Why? Because the market now demands evidence of real demand, not just permission to create it. Policy uncertainty from the SEC—especially around ETH's classification as a commodity versus security, and the legality of staking—has chilled institutional appetite. As one trader told me, "We can buy the ETF, but we can't explain it to our compliance team."
This tension defines the current phase: a balancing act between the promise of regulated access and the reality of unresolved regulatory debates. Ethereum's price is not falling, but it is not rising either. It is waiting.
Core
Let's strip away the noise and look at the fundamentals—both technical and tokenomic. Ethereum's L1 remains a robust settlement layer. It processes 15-30 TPS, securing hundreds of billions in DeFi TVL. The Layer2 ecosystem—Arbitrum, Optimism, Base—now handles the bulk of transactions, scaling to thousands of TPS while inheriting Ethereum's security. Developers continue to build: smart contracts deploy at a steady clip, and the EIP process churns out incremental improvements.
Based on my days auditing smart contracts during the 2017 ICO boom, I learned that even the most elegant code fails if the economic incentives are misaligned. Ethereum's tokenomics are sound: ETH supply is inflation-neutral at worst, often deflationary during high activity due to EIP-1559 fee burning.
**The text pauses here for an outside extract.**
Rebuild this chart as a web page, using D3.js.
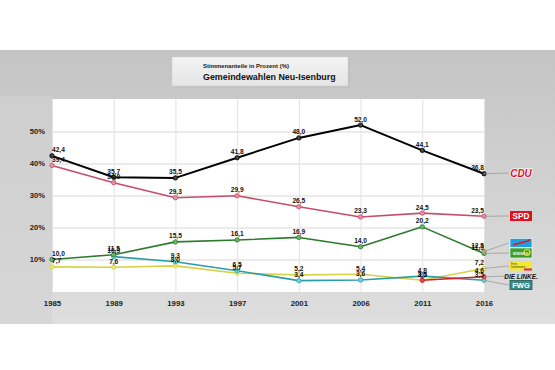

The staking yield of 3-4% attracts long-term holders, securing the network. But the real value capture mechanism—ETH as "digital oil" for gas, collateral, and settlement—is under pressure.
Here's the silent shift: as activity migrates to L2s, L1 transaction fees decline. This reduces the amount of ETH burned via EIP-1559, easing deflationary pressure. Moreover, L2 tokens like ARB and OP capture a portion of the value that once accrued to ETH. The result is that while the overall ecosystem grows, the direct economic benefits flowing to ETH holders are diluted.
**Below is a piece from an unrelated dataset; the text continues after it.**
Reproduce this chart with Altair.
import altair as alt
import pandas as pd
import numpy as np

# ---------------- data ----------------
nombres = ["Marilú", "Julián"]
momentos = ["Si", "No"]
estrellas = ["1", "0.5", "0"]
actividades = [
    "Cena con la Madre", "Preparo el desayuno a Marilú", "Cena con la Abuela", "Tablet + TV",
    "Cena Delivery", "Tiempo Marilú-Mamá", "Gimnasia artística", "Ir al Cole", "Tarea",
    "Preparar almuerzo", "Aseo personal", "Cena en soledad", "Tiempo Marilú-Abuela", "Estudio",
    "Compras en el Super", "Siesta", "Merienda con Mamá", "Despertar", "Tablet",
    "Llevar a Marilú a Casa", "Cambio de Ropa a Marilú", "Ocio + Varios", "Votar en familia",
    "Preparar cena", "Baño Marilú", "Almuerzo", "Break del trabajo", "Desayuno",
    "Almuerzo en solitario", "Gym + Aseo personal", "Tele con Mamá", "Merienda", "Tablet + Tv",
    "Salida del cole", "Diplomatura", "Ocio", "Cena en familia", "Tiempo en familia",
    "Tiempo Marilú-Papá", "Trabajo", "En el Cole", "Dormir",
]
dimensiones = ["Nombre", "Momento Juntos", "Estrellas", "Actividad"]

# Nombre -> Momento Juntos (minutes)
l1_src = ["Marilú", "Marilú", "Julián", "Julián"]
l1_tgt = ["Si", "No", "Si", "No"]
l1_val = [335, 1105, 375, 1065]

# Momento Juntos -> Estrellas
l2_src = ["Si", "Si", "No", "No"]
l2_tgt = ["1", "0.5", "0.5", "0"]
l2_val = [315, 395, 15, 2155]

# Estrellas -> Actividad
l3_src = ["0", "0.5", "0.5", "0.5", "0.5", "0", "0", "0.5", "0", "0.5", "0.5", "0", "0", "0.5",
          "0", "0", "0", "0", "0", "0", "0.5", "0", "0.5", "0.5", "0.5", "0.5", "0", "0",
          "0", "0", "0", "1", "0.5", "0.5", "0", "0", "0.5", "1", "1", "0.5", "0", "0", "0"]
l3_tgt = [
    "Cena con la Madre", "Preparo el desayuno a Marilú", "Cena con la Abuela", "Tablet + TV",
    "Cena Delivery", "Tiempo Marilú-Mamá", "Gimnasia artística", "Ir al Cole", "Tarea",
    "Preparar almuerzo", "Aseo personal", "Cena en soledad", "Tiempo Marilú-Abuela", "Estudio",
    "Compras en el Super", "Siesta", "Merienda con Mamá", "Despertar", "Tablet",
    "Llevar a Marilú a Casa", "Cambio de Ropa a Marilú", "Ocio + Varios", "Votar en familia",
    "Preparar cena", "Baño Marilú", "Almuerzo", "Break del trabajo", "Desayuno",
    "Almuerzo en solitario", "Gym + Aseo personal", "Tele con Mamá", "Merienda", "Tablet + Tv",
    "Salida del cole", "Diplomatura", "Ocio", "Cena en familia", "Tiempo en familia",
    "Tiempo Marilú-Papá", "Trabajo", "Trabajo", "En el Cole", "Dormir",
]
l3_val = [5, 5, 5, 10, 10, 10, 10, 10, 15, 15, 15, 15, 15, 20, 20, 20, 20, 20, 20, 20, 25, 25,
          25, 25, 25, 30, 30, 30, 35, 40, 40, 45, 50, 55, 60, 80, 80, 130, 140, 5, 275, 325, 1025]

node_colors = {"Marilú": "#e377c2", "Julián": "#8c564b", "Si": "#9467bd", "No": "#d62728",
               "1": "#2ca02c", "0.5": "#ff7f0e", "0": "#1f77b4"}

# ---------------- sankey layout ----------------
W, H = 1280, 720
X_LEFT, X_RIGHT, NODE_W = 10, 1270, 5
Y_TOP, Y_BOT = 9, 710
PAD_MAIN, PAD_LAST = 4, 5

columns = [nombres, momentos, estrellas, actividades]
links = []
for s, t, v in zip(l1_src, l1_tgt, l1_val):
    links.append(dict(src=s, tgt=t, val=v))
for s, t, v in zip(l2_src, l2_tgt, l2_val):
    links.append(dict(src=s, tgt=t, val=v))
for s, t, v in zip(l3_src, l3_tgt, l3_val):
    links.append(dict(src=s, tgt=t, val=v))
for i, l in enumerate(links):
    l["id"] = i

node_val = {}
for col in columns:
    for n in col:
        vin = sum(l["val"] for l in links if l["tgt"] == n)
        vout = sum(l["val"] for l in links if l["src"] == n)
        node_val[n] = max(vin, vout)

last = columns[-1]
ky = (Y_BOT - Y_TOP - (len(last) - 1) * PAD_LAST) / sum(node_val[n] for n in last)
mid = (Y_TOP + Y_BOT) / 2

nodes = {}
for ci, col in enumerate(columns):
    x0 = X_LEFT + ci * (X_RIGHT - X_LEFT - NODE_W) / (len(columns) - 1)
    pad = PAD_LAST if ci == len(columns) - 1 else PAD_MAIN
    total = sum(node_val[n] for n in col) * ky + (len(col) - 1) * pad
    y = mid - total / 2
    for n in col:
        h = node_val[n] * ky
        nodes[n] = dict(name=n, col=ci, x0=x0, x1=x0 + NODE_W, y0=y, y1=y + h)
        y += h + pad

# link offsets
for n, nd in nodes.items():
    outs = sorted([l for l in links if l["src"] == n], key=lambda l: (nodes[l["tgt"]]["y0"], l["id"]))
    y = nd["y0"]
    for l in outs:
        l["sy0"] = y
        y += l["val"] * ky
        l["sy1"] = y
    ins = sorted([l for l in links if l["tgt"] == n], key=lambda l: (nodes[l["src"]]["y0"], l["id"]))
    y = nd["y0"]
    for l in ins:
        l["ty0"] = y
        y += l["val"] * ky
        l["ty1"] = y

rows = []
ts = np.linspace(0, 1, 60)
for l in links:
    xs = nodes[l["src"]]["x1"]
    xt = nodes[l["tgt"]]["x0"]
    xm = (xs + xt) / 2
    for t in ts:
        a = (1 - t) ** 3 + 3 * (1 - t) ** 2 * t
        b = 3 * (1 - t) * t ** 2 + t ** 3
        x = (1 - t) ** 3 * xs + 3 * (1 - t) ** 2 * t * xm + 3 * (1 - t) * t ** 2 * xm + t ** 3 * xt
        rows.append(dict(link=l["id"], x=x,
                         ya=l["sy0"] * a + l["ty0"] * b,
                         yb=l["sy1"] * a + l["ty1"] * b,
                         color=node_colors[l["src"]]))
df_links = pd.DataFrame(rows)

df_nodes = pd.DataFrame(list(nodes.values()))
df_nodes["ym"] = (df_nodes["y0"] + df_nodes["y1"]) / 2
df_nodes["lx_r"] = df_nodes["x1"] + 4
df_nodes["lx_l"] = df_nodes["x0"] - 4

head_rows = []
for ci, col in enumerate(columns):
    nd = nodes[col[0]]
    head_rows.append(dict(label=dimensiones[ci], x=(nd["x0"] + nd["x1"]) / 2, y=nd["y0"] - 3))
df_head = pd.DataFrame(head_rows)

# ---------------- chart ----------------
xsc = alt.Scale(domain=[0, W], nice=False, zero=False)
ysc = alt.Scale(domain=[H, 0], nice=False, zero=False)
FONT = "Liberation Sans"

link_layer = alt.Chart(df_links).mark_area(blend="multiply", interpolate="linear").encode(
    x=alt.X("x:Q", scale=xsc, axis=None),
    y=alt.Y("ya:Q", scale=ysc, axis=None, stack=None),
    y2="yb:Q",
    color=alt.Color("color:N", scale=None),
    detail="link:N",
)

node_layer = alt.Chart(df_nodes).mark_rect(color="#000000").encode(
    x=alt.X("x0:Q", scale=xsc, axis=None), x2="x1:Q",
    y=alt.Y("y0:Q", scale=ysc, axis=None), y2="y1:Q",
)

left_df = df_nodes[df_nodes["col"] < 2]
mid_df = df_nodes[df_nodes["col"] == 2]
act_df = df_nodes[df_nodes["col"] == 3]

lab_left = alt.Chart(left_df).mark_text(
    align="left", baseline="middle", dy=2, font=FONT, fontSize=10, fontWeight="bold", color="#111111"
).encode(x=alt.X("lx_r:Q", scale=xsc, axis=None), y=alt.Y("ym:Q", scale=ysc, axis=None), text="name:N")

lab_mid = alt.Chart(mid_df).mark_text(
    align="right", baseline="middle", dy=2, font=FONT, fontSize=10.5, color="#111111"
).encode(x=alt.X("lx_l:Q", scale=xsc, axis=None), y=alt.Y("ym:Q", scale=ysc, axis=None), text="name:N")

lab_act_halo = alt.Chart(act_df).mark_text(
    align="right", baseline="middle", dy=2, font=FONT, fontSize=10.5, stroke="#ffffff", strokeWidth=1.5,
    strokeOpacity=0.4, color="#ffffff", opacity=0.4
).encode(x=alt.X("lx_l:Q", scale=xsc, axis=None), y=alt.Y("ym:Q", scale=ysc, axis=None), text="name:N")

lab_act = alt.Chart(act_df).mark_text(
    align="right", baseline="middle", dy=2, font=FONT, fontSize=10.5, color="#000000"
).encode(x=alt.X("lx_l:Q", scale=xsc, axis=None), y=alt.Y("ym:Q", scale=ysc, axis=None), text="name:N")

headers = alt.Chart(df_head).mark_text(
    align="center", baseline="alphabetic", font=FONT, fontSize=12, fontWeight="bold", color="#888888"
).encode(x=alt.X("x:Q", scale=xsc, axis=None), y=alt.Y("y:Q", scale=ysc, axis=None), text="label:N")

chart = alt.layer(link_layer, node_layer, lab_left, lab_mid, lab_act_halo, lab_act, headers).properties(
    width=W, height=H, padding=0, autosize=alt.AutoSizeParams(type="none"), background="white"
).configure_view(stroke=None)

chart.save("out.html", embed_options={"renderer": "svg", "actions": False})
This is not a death knell—it's an evolution. Ethereum's role as the security anchor for the multi-chain world is more valuable than ever. But the market hasn't priced this shift correctly. It still values ETH based on L1 activity, missing the bigger picture of a layered architecture where settlement is the scarce resource.
Contrarian
The prevailing narrative is that Ethereum needs more ETF inflows to break out. I disagree. The real test is whether the network can maintain its decentralized ethos while absorbing regulatory pressure. If you can look past the weekly flow reports, you see a network that has survived multiple bear markets, a transition to Proof of Stake, and relentless competition from Solana and others. Its resilience is its true asset.
The contrarian angle: the lack of staking in the ETF may be a feature, not a bug. By excluding staking, the ETF avoids immediate regulatory scrutiny over whether staked ETH is a security. This gives Ethereum room to negotiate a more favorable classification later. Pushing for staking too early could have triggered an SEC enforcement action that would have crushed the price far more than the current stagnation.
Similarly, the L2 "cannibalization" is often framed as a weakness. But it mirrors the internet's own layering: TCP/IP never charged per packet; value accrued to applications and infrastructure providers. Ethereum is becoming the TCP/IP of crypto—invisible but indispensable.
The market's fixation on short-term flows ignores the long-term network effects. Developers don't leave Ethereum because of a few months of price stagnation. They stay because it has the most composable smart contract environment, the deepest liquidity, and the strongest community. As I wrote in my "Psychology of Impermanent Loss" series, markets often misprice resilience during uncertainty.
Takeaway
The next phase will not be decided by the SEC or by ETF flows, but by the community's ability to stay true to the principles of decentralization. Follow the fear, not the chart. If you can hold through this uncertainty, you'll witness the true test of Ethereum's soul.
The network is not broken—it is being tested. And tests, if passed, make the foundation stronger. The question is not whether Ethereum will survive, but whether we have the patience to let the architecture of trust emerge on its own terms.